After the 50-day conflict with Hamas ended, the Movement for Quality Government in Israel petitioned the High Court in September 2014 to investigate the matter.

The NGO said that whoever leaked the information to the media had carried out an illegal act and harmed national security, due to the circumstances and timing of the act in the middle of combat with Hamas. A failure to investigate would lead to an undermining of public trust in the authorities and might further harm state security, the movement warned.

The High Court instructed Weinstein to provide a written account regarding his decision to investigate, or refrain from investigating, how the classified data reached the media.

Responding to the petition, Weinstein said that “publicizing content shown in the cabinet is an illegal act.

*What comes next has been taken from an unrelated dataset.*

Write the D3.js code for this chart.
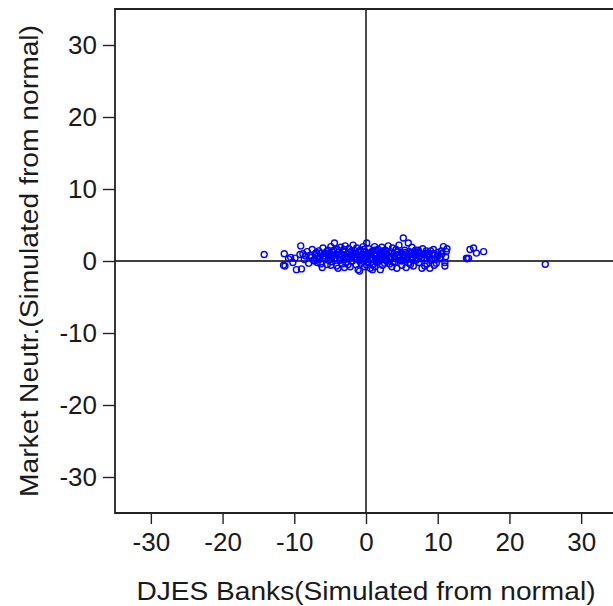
<!DOCTYPE html>
<html><head><meta charset="utf-8">
<script src="https://cdn.jsdelivr.net/npm/d3@7"></script>
<style>html,body{margin:0;padding:0;background:#fff;overflow:hidden}</style>
</head><body><svg id="c" width="613" height="606"></svg>
<script>
const xLabel = "DJES Banks(Simulated from normal)";
const yLabel = "Market Neutr.(Simulated from normal)";
const tickValues = [-30, -20, -10, 0, 10, 20, 30];
const xValues = [
-14.2,-11.4,-11.3,-9.9,-9.7,-9.0,-9.1,-9.2,-8.6,-8.2,-8.0,-7.8,-7.5,-7.3,-7.0,-6.8,-6.6,-6.4,-6.1,-6.0,
-5.8,-5.6,-5.4,-5.3,-5.1,-4.9,-4.8,-4.6,-4.4,-4.3,-4.1,-4.0,-3.9,-3.8,-3.6,-3.5,-3.3,-3.2,-3.0,-2.9,
-2.8,-2.6,-2.5,-2.4,-2.2,-2.1,-2.0,-1.9,-1.8,-1.6,-1.5,-1.4,-1.3,-1.1,-1.0,-0.9,-0.8,-0.7,-0.5,-0.4,
-0.3,-0.2,-0.1,0.1,0.2,0.3,0.4,0.6,0.7,0.8,0.9,1.0,1.2,1.3,1.4,1.5,1.7,1.8,2.0,2.1,
2.2,2.3,2.5,2.6,2.7,2.9,3.0,3.1,3.3,3.4,3.5,3.7,3.8,3.9,4.1,4.2,4.3,4.5,4.6,4.8,
4.9,5.0,5.2,5.3,5.4,5.6,5.7,5.9,6.0,6.1,6.3,6.4,6.6,6.7,6.9,7.0,7.2,7.4,7.5,7.8,
7.9,8.1,8.3,8.5,8.7,8.9,9.0,9.2,9.4,9.6,9.8,10.0,10.3,10.6,10.8,11.0,11.0,11.2,11.1,11.3,
14.0,14.1,14.3,14.5,15.0,15.4,16.4,25.0,
-7.6,-7.1,-6.9,-6.5,-6.2,-5.9,-5.5,-5.2,-5.0,-4.7,-4.5,-4.2,-3.9,-3.7,-3.4,-3.1,-2.7,-2.3,-2.0,-1.7,
-1.2,-1.0,-0.6,-0.3,0.0,0.3,0.5,0.8,1.1,1.3,1.6,1.9,2.2,2.4,2.8,3.2,3.6,4.0,4.4,4.7,
5.1,5.5,5.8,6.2,6.5,6.8,7.1,7.3,7.7,8.0,8.4,8.8,9.3,9.7,10.1,10.5,-8.4,-8.8,-10.5,-10.2,
-10.8,-6.3,-4.9,-2.5,0.1,1.2,2.6,3.6,5.6,6.2,8.2,9.5,-3.0,0.9,-0.9,-11.5,
-6.7,-5.7,-4.4,-3.5,-2.6,-1.5,-0.7,0.4,1.5,2.5,3.4,4.3,5.2,6.0,6.9,7.8,8.6,9.9,
-7.2,-6.0,-4.8,-3.2,-2.1,-0.9,0.6,1.8,2.9,4.0,5.0,6.4,7.5,8.9,10.4,-5.3,-1.4,2.0,4.6,7.0
];
const yValues = [
0.9,1.0,-0.7,0.4,-1.2,-1.1,2.1,0.9,0.2,1.3,-0.3,0.8,1.6,0.1,1.1,-0.2,1.4,0.6,-0.9,1.8,
0.3,1.0,-0.5,1.5,0.7,2.0,-0.1,1.2,2.5,0.4,-0.7,1.6,-1.0,0.9,0.1,1.9,-0.4,1.3,0.6,2.1,
-0.2,1.0,0.3,1.7,-0.8,0.8,1.4,0.0,2.2,0.5,1.1,-0.5,1.8,-1.2,0.7,0.2,1.5,-0.3,1.0,2.0,
0.4,-0.8,1.3,2.5,0.6,-0.1,1.7,-1.0,0.9,0.2,1.4,-0.5,2.0,0.7,1.1,-0.2,1.6,0.3,-1.2,0.9,
1.9,-0.6,1.2,0.5,1.5,0.0,0.8,2.1,-0.4,1.3,0.6,1.8,-0.1,1.0,0.3,1.6,-1.0,0.8,2.2,0.1,
1.2,-0.6,3.2,0.7,1.5,0.2,1.0,2.5,-0.3,1.3,0.6,1.9,-0.7,0.9,1.5,0.1,1.2,-0.2,0.7,-1.0,
1.7,0.4,1.1,-0.4,0.8,-1.0,1.4,0.3,1.6,0.9,-0.3,1.2,0.5,1.0,2.0,-0.2,-0.7,1.3,0.6,1.7,
0.4,0.3,0.4,1.6,1.8,1.1,1.3,-0.45,
0.5,0.9,1.2,0.2,1.1,0.7,1.3,0.1,1.1,0.6,1.5,0.9,1.2,0.5,0.8,1.6,0.4,1.2,0.6,0.9,
0.3,1.3,0.8,1.6,0.5,1.1,0.3,1.2,0.8,1.5,0.4,1.1,0.7,1.4,0.9,0.4,1.1,0.7,1.3,0.5,
0.9,1.2,0.6,1.0,0.4,1.2,0.8,1.5,0.3,0.9,1.4,0.6,1.0,0.2,0.8,1.4,0.7,1.0,0.5,-0.2,
0.3,-0.4,-0.6,-0.5,-0.6,-0.8,-0.3,-0.8,-0.9,-0.5,-0.7,-0.6,-0.9,-1.2,-1.4,-0.6,
0.7,1.1,0.3,1.0,0.6,1.4,0.5,0.9,0.2,1.0,0.5,1.2,0.4,0.8,1.1,0.5,1.0,0.6,
0.0,0.4,0.8,0.2,0.9,0.0,0.3,0.0,0.2,-0.2,0.0,0.2,1.0,0.1,0.3,0.9,0.4,0.6,0.4,0.4
];
const points = xValues.map((x, i) => ({x, y: yValues[i]}));

const svg = d3.select("#c");
const x = d3.scaleLinear().domain([-35, 35]).range([115, 617]);
const y = d3.scaleLinear().domain([-35, 35]).range([513, 9]);
const font = "Liberation Sans, Arial, sans-serif";

// zero lines
svg.append("line").attr("x1", x(-35)).attr("x2", x(35)).attr("y1", y(0)).attr("y2", y(0))
  .attr("stroke", "#000").attr("stroke-width", 1.4);
svg.append("line").attr("x1", x(0)).attr("x2", x(0)).attr("y1", y(35)).attr("y2", y(-35))
  .attr("stroke", "#000").attr("stroke-width", 1.4);

// points
svg.append("g").selectAll("circle").data(points).join("circle")
  .attr("cx", d => x(d.x)).attr("cy", d => y(d.y)).attr("r", 3)
  .attr("fill", "none").attr("stroke", "#0000ff").attr("stroke-width", 1.4);

// frame
svg.append("path").attr("d", `M${x(35)},${y(35)}H${x(-35)}V${y(-35)}H${x(35)}`)
  .attr("fill", "none").attr("stroke", "#222").attr("stroke-width", 1.8);

// axes
const xAxis = svg.append("g").attr("transform", `translate(0,${y(-35)})`)
  .call(d3.axisBottom(x).tickValues(tickValues).tickSize(11).tickPadding(9).tickFormat(d3.format("d")));
const yAxis = svg.append("g").attr("transform", `translate(${x(-35)},0)`)
  .call(d3.axisLeft(y).tickValues(tickValues).tickSize(12).tickPadding(6).tickFormat(d3.format("d")));
[xAxis, yAxis].forEach(g => {
  g.select(".domain").remove();
  g.selectAll(".tick line").attr("stroke", "#222").attr("stroke-width", 1.4);
  g.selectAll(".tick text").attr("font-family", font).attr("font-size", 26).attr("fill", "#1a1a1a")
    .text(d => d < 0 ? "-" + Math.abs(d) : d);
});

// titles
svg.append("text").attr("x", x(0)).attr("y", 600).attr("text-anchor", "middle")
  .attr("font-family", font).attr("font-size", 26).attr("fill", "#1a1a1a")
  .attr("textLength", 459).attr("lengthAdjust", "spacingAndGlyphs").text(xLabel);
svg.append("text").attr("transform", `translate(38,${y(0)}) rotate(-90)`).attr("text-anchor", "middle")
  .attr("font-family", font).attr("font-size", 26).attr("fill", "#1a1a1a")
  .attr("textLength", 472).attr("lengthAdjust", "spacingAndGlyphs").text(yLabel);
</script></body></html>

Accordingly, in principle, a person who leaked the data out of a cabinet meeting apparently carried out a criminal act.”

He added, “Under the circumstances of the matter, there is an apparent reasonable suspicion of a criminal offense.”

In addition to classified data prohibitions, the leak may have violated laws prohibiting the disclosing a fact illegally, or violation of public trust, the attorney- general added.

However, Weinstein said he would not open a criminal investigation due to “varied facts and interests,” including the type of information disclosed and the forum from where it was leaked.

Unfortunately, Weinstein added, such leaks are a common phenomenon.